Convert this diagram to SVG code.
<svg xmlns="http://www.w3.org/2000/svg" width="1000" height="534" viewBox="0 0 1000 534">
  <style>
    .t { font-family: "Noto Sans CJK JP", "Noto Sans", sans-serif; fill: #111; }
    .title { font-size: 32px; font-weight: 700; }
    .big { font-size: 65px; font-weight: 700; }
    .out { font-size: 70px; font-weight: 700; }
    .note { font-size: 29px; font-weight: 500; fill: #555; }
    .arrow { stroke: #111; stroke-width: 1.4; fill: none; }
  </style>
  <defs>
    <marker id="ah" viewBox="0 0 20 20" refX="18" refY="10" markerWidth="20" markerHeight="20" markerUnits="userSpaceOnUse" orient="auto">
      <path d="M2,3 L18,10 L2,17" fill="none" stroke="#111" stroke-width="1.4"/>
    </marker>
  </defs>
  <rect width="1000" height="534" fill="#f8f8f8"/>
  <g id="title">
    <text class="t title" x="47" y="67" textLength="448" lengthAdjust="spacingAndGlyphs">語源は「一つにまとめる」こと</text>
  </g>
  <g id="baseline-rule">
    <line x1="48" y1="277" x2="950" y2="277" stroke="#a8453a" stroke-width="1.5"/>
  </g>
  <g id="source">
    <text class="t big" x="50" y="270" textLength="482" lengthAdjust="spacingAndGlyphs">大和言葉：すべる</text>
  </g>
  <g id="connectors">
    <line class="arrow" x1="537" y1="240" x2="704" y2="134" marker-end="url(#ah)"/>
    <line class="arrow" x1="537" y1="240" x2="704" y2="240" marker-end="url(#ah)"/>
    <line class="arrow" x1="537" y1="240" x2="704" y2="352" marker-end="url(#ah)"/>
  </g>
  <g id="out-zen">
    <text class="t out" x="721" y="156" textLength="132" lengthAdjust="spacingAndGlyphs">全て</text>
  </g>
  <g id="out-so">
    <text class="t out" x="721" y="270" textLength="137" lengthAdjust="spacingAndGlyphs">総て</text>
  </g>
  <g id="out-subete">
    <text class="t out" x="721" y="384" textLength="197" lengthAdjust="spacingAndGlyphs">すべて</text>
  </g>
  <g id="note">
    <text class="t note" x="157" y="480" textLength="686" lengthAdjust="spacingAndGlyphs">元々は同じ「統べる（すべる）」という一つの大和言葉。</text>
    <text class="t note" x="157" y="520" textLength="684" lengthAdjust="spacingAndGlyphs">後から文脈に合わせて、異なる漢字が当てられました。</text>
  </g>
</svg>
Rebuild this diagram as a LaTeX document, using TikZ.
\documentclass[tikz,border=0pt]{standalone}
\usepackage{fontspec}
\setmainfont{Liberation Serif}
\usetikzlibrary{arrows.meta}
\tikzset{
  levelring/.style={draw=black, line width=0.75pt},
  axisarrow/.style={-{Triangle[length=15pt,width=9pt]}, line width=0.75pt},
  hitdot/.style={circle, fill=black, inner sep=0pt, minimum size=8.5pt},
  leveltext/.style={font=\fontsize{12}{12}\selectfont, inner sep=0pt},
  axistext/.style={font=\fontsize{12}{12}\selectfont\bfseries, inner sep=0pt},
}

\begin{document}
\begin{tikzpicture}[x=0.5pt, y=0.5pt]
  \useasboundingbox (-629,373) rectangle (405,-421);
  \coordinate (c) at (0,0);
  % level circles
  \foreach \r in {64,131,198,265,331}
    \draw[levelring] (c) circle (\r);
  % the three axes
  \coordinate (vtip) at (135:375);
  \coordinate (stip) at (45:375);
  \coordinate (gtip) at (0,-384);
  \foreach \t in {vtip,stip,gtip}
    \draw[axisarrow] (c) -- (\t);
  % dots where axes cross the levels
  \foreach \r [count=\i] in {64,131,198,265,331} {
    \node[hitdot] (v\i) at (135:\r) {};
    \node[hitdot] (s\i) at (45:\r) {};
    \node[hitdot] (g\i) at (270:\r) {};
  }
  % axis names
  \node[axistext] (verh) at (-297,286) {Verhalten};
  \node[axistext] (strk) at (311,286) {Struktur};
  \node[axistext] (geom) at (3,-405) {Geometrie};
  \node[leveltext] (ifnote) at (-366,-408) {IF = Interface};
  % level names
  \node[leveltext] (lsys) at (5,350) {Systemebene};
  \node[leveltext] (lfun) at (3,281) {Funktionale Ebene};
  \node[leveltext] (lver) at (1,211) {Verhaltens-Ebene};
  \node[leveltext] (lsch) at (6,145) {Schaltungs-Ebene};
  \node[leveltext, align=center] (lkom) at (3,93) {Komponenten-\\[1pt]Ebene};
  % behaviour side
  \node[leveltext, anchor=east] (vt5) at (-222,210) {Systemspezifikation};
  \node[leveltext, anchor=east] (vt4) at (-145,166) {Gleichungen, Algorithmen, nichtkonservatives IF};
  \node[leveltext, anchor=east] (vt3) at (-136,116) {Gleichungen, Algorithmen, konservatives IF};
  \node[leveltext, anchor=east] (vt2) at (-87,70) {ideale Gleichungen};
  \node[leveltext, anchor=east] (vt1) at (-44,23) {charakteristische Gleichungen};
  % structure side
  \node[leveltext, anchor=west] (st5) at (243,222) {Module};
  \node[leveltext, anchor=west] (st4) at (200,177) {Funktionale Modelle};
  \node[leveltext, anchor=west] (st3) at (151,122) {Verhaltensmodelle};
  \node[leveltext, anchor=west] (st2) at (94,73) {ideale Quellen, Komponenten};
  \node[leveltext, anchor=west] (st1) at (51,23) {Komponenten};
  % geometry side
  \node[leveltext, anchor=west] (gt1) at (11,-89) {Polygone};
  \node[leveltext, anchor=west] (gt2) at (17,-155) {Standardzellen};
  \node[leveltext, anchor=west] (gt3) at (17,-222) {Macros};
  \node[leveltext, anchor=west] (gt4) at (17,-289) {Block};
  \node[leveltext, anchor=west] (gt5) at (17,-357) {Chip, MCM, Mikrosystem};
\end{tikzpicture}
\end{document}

EXERCISE DIRECTIONS: The records above are to be copied in full, exactly as written.

FINAL RESULT:
Convert this diagram to SVG code.
<svg xmlns="http://www.w3.org/2000/svg" width="1000" height="534" viewBox="0 0 1000 534">
  <style>
    .t { font-family: "Noto Sans CJK JP", "Noto Sans", sans-serif; fill: #111; }
    .title { font-size: 32px; font-weight: 700; }
    .big { font-size: 65px; font-weight: 700; }
    .out { font-size: 70px; font-weight: 700; }
    .note { font-size: 29px; font-weight: 500; fill: #555; }
    .arrow { stroke: #111; stroke-width: 1.4; fill: none; }
  </style>
  <defs>
    <marker id="ah" viewBox="0 0 20 20" refX="18" refY="10" markerWidth="20" markerHeight="20" markerUnits="userSpaceOnUse" orient="auto">
      <path d="M2,3 L18,10 L2,17" fill="none" stroke="#111" stroke-width="1.4"/>
    </marker>
  </defs>
  <rect width="1000" height="534" fill="#f8f8f8"/>
  <g id="title">
    <text class="t title" x="47" y="67" textLength="448" lengthAdjust="spacingAndGlyphs">語源は「一つにまとめる」こと</text>
  </g>
  <g id="baseline-rule">
    <line x1="48" y1="277" x2="950" y2="277" stroke="#a8453a" stroke-width="1.5"/>
  </g>
  <g id="source">
    <text class="t big" x="50" y="270" textLength="482" lengthAdjust="spacingAndGlyphs">大和言葉：すべる</text>
  </g>
  <g id="connectors">
    <line class="arrow" x1="537" y1="240" x2="704" y2="134" marker-end="url(#ah)"/>
    <line class="arrow" x1="537" y1="240" x2="704" y2="240" marker-end="url(#ah)"/>
    <line class="arrow" x1="537" y1="240" x2="704" y2="352" marker-end="url(#ah)"/>
  </g>
  <g id="out-zen">
    <text class="t out" x="721" y="156" textLength="132" lengthAdjust="spacingAndGlyphs">全て</text>
  </g>
  <g id="out-so">
    <text class="t out" x="721" y="270" textLength="137" lengthAdjust="spacingAndGlyphs">総て</text>
  </g>
  <g id="out-subete">
    <text class="t out" x="721" y="384" textLength="197" lengthAdjust="spacingAndGlyphs">すべて</text>
  </g>
  <g id="note">
    <text class="t note" x="157" y="480" textLength="686" lengthAdjust="spacingAndGlyphs">元々は同じ「統べる（すべる）」という一つの大和言葉。</text>
    <text class="t note" x="157" y="520" textLength="684" lengthAdjust="spacingAndGlyphs">後から文脈に合わせて、異なる漢字が当てられました。</text>
  </g>
</svg>
Rebuild this diagram as a LaTeX document, using TikZ.
\documentclass[tikz,border=0pt]{standalone}
\usepackage{fontspec}
\setmainfont{Liberation Serif}
\usetikzlibrary{arrows.meta}
\tikzset{
  levelring/.style={draw=black, line width=0.75pt},
  axisarrow/.style={-{Triangle[length=15pt,width=9pt]}, line width=0.75pt},
  hitdot/.style={circle, fill=black, inner sep=0pt, minimum size=8.5pt},
  leveltext/.style={font=\fontsize{12}{12}\selectfont, inner sep=0pt},
  axistext/.style={font=\fontsize{12}{12}\selectfont\bfseries, inner sep=0pt},
}

\begin{document}
\begin{tikzpicture}[x=0.5pt, y=0.5pt]
  \useasboundingbox (-629,373) rectangle (405,-421);
  \coordinate (c) at (0,0);
  % level circles
  \foreach \r in {64,131,198,265,331}
    \draw[levelring] (c) circle (\r);
  % the three axes
  \coordinate (vtip) at (135:375);
  \coordinate (stip) at (45:375);
  \coordinate (gtip) at (0,-384);
  \foreach \t in {vtip,stip,gtip}
    \draw[axisarrow] (c) -- (\t);
  % dots where axes cross the levels
  \foreach \r [count=\i] in {64,131,198,265,331} {
    \node[hitdot] (v\i) at (135:\r) {};
    \node[hitdot] (s\i) at (45:\r) {};
    \node[hitdot] (g\i) at (270:\r) {};
  }
  % axis names
  \node[axistext] (verh) at (-297,286) {Verhalten};
  \node[axistext] (strk) at (311,286) {Struktur};
  \node[axistext] (geom) at (3,-405) {Geometrie};
  \node[leveltext] (ifnote) at (-366,-408) {IF = Interface};
  % level names
  \node[leveltext] (lsys) at (5,350) {Systemebene};
  \node[leveltext] (lfun) at (3,281) {Funktionale Ebene};
  \node[leveltext] (lver) at (1,211) {Verhaltens-Ebene};
  \node[leveltext] (lsch) at (6,145) {Schaltungs-Ebene};
  \node[leveltext, align=center] (lkom) at (3,93) {Komponenten-\\[1pt]Ebene};
  % behaviour side
  \node[leveltext, anchor=east] (vt5) at (-222,210) {Systemspezifikation};
  \node[leveltext, anchor=east] (vt4) at (-145,166) {Gleichungen, Algorithmen, nichtkonservatives IF};
  \node[leveltext, anchor=east] (vt3) at (-136,116) {Gleichungen, Algorithmen, konservatives IF};
  \node[leveltext, anchor=east] (vt2) at (-87,70) {ideale Gleichungen};
  \node[leveltext, anchor=east] (vt1) at (-44,23) {charakteristische Gleichungen};
  % structure side
  \node[leveltext, anchor=west] (st5) at (243,222) {Module};
  \node[leveltext, anchor=west] (st4) at (200,177) {Funktionale Modelle};
  \node[leveltext, anchor=west] (st3) at (151,122) {Verhaltensmodelle};
  \node[leveltext, anchor=west] (st2) at (94,73) {ideale Quellen, Komponenten};
  \node[leveltext, anchor=west] (st1) at (51,23) {Komponenten};
  % geometry side
  \node[leveltext, anchor=west] (gt1) at (11,-89) {Polygone};
  \node[leveltext, anchor=west] (gt2) at (17,-155) {Standardzellen};
  \node[leveltext, anchor=west] (gt3) at (17,-222) {Macros};
  \node[leveltext, anchor=west] (gt4) at (17,-289) {Block};
  \node[leveltext, anchor=west] (gt5) at (17,-357) {Chip, MCM, Mikrosystem};
\end{tikzpicture}
\end{document}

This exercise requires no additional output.